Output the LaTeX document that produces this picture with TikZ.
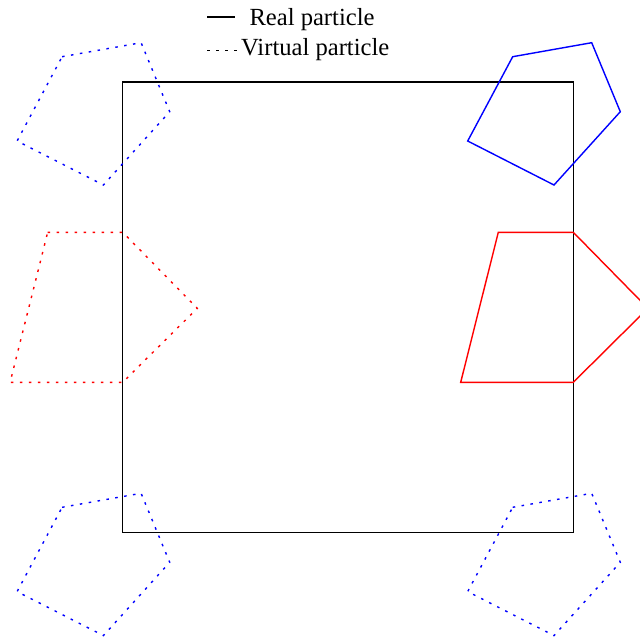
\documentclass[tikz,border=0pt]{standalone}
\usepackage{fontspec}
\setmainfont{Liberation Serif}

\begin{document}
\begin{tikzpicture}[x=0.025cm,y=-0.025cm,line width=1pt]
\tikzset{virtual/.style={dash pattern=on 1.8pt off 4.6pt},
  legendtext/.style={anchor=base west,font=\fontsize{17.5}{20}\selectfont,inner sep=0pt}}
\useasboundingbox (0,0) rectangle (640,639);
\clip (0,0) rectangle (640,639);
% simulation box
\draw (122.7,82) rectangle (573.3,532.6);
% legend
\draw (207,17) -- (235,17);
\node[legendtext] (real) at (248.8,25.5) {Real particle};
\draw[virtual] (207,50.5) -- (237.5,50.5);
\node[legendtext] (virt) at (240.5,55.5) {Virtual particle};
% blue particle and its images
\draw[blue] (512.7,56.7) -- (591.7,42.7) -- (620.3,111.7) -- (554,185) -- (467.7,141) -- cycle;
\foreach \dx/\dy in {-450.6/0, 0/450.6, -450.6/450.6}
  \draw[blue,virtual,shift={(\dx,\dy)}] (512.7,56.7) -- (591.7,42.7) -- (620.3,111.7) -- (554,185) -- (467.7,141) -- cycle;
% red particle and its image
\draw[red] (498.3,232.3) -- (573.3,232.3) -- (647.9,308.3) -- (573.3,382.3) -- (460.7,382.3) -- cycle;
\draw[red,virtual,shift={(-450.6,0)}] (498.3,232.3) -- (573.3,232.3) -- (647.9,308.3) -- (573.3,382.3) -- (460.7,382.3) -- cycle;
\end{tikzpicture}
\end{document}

=-=-=-=-=

* **What is needed**:
The data above needs to be retyped exactly, with the images left out.

* **The response**:
Output the LaTeX document that produces this picture with TikZ.
\documentclass[tikz,border=0pt]{standalone}
\usepackage{fontspec}
\setmainfont{Liberation Serif}

\begin{document}
\begin{tikzpicture}[x=0.025cm,y=-0.025cm,line width=1pt]
\tikzset{virtual/.style={dash pattern=on 1.8pt off 4.6pt},
  legendtext/.style={anchor=base west,font=\fontsize{17.5}{20}\selectfont,inner sep=0pt}}
\useasboundingbox (0,0) rectangle (640,639);
\clip (0,0) rectangle (640,639);
% simulation box
\draw (122.7,82) rectangle (573.3,532.6);
% legend
\draw (207,17) -- (235,17);
\node[legendtext] (real) at (248.8,25.5) {Real particle};
\draw[virtual] (207,50.5) -- (237.5,50.5);
\node[legendtext] (virt) at (240.5,55.5) {Virtual particle};
% blue particle and its images
\draw[blue] (512.7,56.7) -- (591.7,42.7) -- (620.3,111.7) -- (554,185) -- (467.7,141) -- cycle;
\foreach \dx/\dy in {-450.6/0, 0/450.6, -450.6/450.6}
  \draw[blue,virtual,shift={(\dx,\dy)}] (512.7,56.7) -- (591.7,42.7) -- (620.3,111.7) -- (554,185) -- (467.7,141) -- cycle;
% red particle and its image
\draw[red] (498.3,232.3) -- (573.3,232.3) -- (647.9,308.3) -- (573.3,382.3) -- (460.7,382.3) -- cycle;
\draw[red,virtual,shift={(-450.6,0)}] (498.3,232.3) -- (573.3,232.3) -- (647.9,308.3) -- (573.3,382.3) -- (460.7,382.3) -- cycle;
\end{tikzpicture}
\end{document}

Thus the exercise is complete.